Die Veranstaltung habe für sie keinen Neuigkeitswert gehabt. Das Thema müsse konkret angegangen werden. Deshalb sei NRW mit einem eigenen Integrationsgesetz auf dem richtigen Weg. "Wir werden unter anderem das anonymisierte Bewerbungsverfahren im öffentlichen Dienst auf den Weg bringen, um Herrn Yüksel bei der Bewerbung die gleichen Startchancen zu geben wie Frau Mustermann", kündigte Kraft an.

Erfolge in der Integration sollen künftig klarer messbar sein. Zu diesem Ergebnis ist der vierte Integrationsgipfel der Bundesregierung mit Vertretern von Migrationsgruppen, Wirtschaft, Sport, Medien und Politik im Kanzleramt gekommen. So soll zum Beispiel der Anteil der Schulabbrecher mit Migrationshintergrund von derzeit 13 Prozent der Schüler auf die unter deutschen Jugendlichen üblichen sechs Prozent gesenkt werden, und zwar bis 2012. Auch an vielen Dutzend anderen Stellen soll es exakte Zielvorgaben mit nachfolgender Erfolgs- beziehungsweise Misserfolgskontrolle geben.

Merkel mit Gipfel zufrieden

Bundeskanzlerin Angela Merkel (CDU) zeigte sich nach dem zweistündigen Gipfel mit rund 120 Teilnehmern zufrieden. Innerhalb der nächsten fünf bis sieben Jahre solle der gesamte Bedarf an Integrationskursen gedeckt werden. Dann hätten 1,8 Millionen Menschen diese Möglichkeit bekommen — und die Politik binnen zehn Jahren das nachgeholt, was in den 30 Jahren davor versäumt worden sei. Aber auch danach bleibe noch viel zu tun.

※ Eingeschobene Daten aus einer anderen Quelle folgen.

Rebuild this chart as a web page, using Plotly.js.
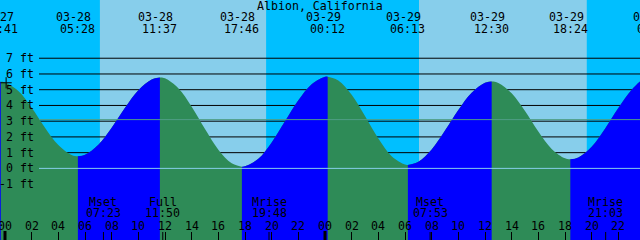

Die Kanzlerin lobte das gewandelte Klima. Im Gegensatz zum Start vor vier Jahren habe jetzt eine Art "Arbeitsatmosphäre" geherrscht, in der auch kontroverse Diskussionen, etwa über Gewalt an Schulen oder "männliche Verhaltensmuster", möglich gewesen seien. Im Beisein von Kenan Kücük, dem Geschäftsführer des Multikulturellen Forums, musste die Kanzlerin auch ihren Satz über das "Scheitern von Multikulti" erläutern. Damit habe sie den Ansatz gemeint, wonach man Menschen einfach nebeneinander leben lasse, ohne sich um Integration kümmern zu müssen, sagte sie.